Grit, gumption, a get-up-and-go attitude, and an air of commitment surround Kiran Jain, head of marketing and route development for Delhi International Airport (DIAL), one of India’s four public-private airports and now the country’s busiest.
Under her guidance, flight frequencies at DIAL have increased from 765 scheduled daily movements in 2013 to 817 in 2014. Transfer passengers were up from 8.2% in 2011 to 18.6% in 2014. And the airport, through the efforts of her team added around 20 daily, nonstop services, says Jain. As a result, Delhi toppled market leader Mumbai for the first time with close to 40 million passengers against Mumbai’s 35.2 million.
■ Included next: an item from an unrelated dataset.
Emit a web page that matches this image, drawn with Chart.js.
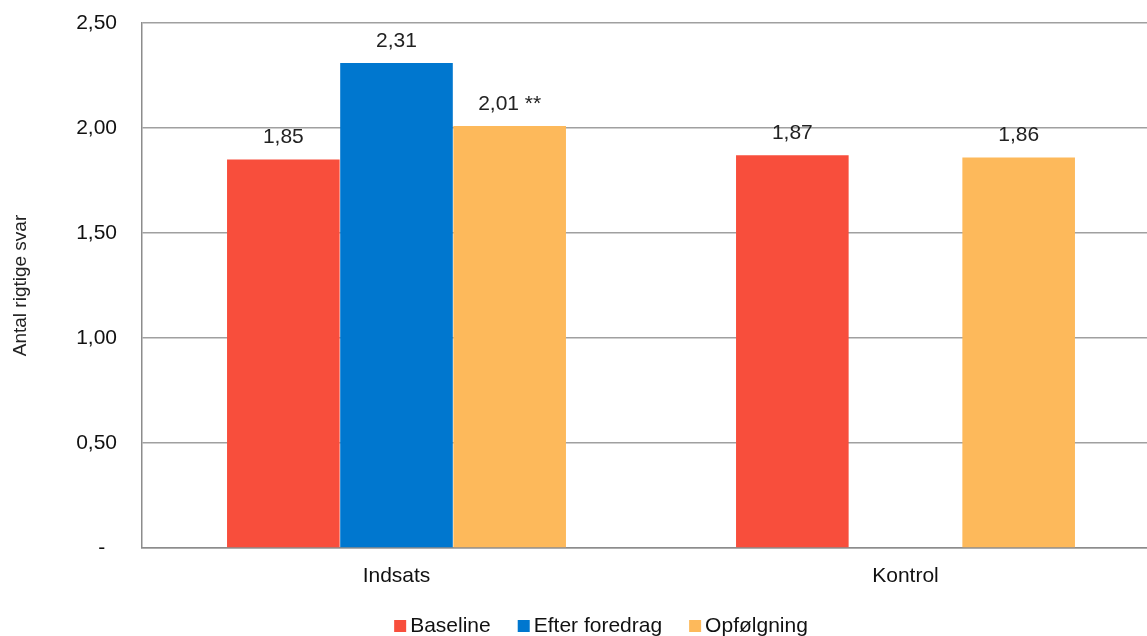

The latest feather in Jain’s cap is her success in attracting India’s newest domestic airline, Vistara – a JV between Tata Group and Singapore Airlines – to choose Delhi as a base and hub for its Airbus A320 operations. This involved “supporting from inception their planners with market studies, competitive analysis on yield and fare; optimal seat configuration and air service destination and schedule roll out”, she says.
Pegasus Asia, a Kyrgyzstan airline, was also recently persuaded to start flights to Delhi. “You must have figures and facts to convince an airline the route will work,” notes Jain. To carriers like AirAsia India, which pulled out of Delhi citing high charges, she adds: “Watch this space.”
Today, her team at Delhi airport comprises all men, “not intentionally, but there are a few women doing this job in India”, she says, noting that “here if you don’t have the right support of the family, you can’t progress much”. It’s a paradigm that a growing body of people want to see change, and indeed, some airlines like SpiceJet are helping to lead the way.
Part of the fast emerging global citizen tribe – of fourth generation Indian descent – Jain was born to a traditional landowner family in Kenya, and is a US citizen. Her father raised his four daughters “like sons”, an approach she believes aided her success. “If I was conservative, I wouldn’t have made it. My father said to us we had to be better than men.”
Jain says she wore shorts all her life and until Class 4, wore the boys’ uniform. “I was a brat,” she says endearingly. “The first time I was fitted for a skirt was in the US where I completed my school education.”
Her colorful aviation career saw Jain take her first job at Air France subsidiary Jet Vacations, which ran charters for high net worth individuals. This gave her an opportunity to fly the Concorde. “I was 22 and broke but living life,” she quips.
During a stint at World Duty Free, she cultivated professional relationships with over 100 vendors, negotiated buy-back agreements, and product selection for a dozen international carriers. “I realized the art of negotiation was everything about human relationships and respect,” she says.
As general manager at New York’s Stewart International Airport, a charter service was started by Southwest Airlines to Florida and Las Vegas. Later, as director route marketing at Connecticut’s Bradley International Airport she persuaded Frontier Airlines to offer daily non-stop service to Denver and initiated the Air Service Incentive Program.
All this has prepared her for new challenges at DIAL. “In the United States I got exposure to philanthropy at every level with co-workers,” says Jain, who is putting these skills to use in Delhi.
Being ‘gender neutral’ in her way of thinking, she says the first time she felt like her gender was a point of interest or discussion was in India, where discrimination and women’s rights are in the fray. But she warns that gender shouldn’t be used as “a crutch” not to pursue your dreams.
Jain doesn’t apologize for her nature, and says proudly. “If you look at the traits of an Alpha Woman, I am one.”
Writer Brenda Della Casa in a Thought Catalog post about what it means to be an Alpha Woman, says such women “would never put their lives on hold to accommodate someone else’s idea of who they should be. Instead, they get into the driver’s seat, turn-up their favorite tunes and go in the direction of their dreams.”
This is very much in sync with Jain’s own mantra. “I follow my heart,” she says. “We cannot take our living casually.”